The cost of shipping from China to the United States has collapsed precipitously over the past few months, and is now back below pre-COVID levels. Which is a great thing if we’re worried about tangled supply chains and the inflationary effect of the high cost of shipping. But the reason the cost of shipping has fallen so fast does create a whole other reason to be concerned.
Orders coming into China are drying up. CNBC’s Supply Chain Heat Map suggest U.S. manufacturing orders to China are down 40%. And shipping firm HLS expect demand for shipping containers to fall another 2.5% in 2023, just as another 5-6% of shipping capacity comes online. So expect more supply and less demand to come.

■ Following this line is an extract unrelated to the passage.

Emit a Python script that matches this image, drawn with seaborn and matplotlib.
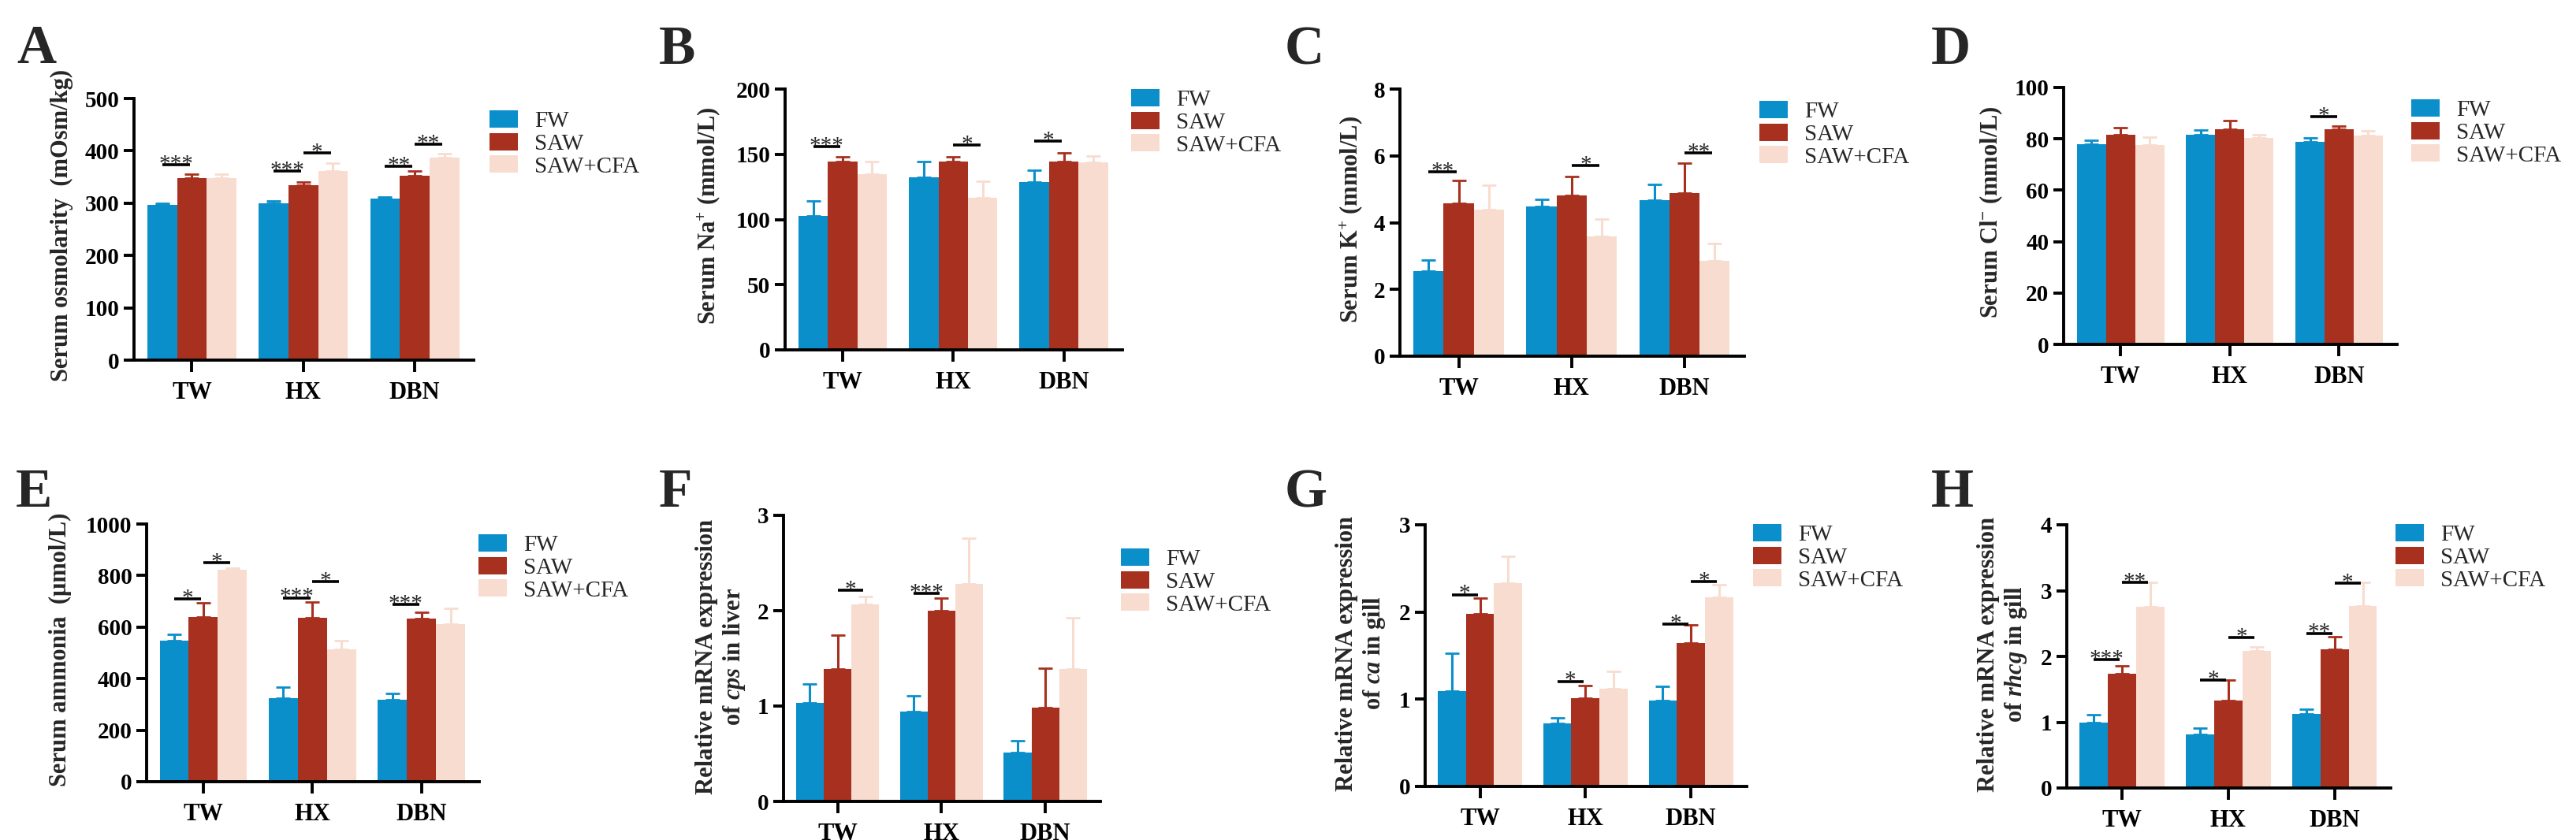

This appears to be an “inventory correction”. Many American companies struggled to get materials in 2020 and 2021, so abandoned their ‘just in time’ philosophies and built up significant inventory in warehouses (aka safety stock). Now that supply chains are normalising and the economy is slowing down, these companies don’t need to order more from China until they sell through their safety stock first. As a result, October saw U.S. imports from Asia hit their lowest level in 20 months.
Now, CNBC report that many Chinese factories will be shutting two weeks earlier than expected for Chinese Lunar New Year. This decline in orders and shutting factories early comes just at the wrong time for the Chinese economy, as it looks to regain some composure and return to growth as it loosens its COVID zero policy.
It’s not all bad news though. Surprisingly Europe’s trade to the United States is booming. Across Europe, exports to the US are up ~20% in 2022 and in Germany alone, exports to the U.S. were up almost 50% between September 2021 and 2022.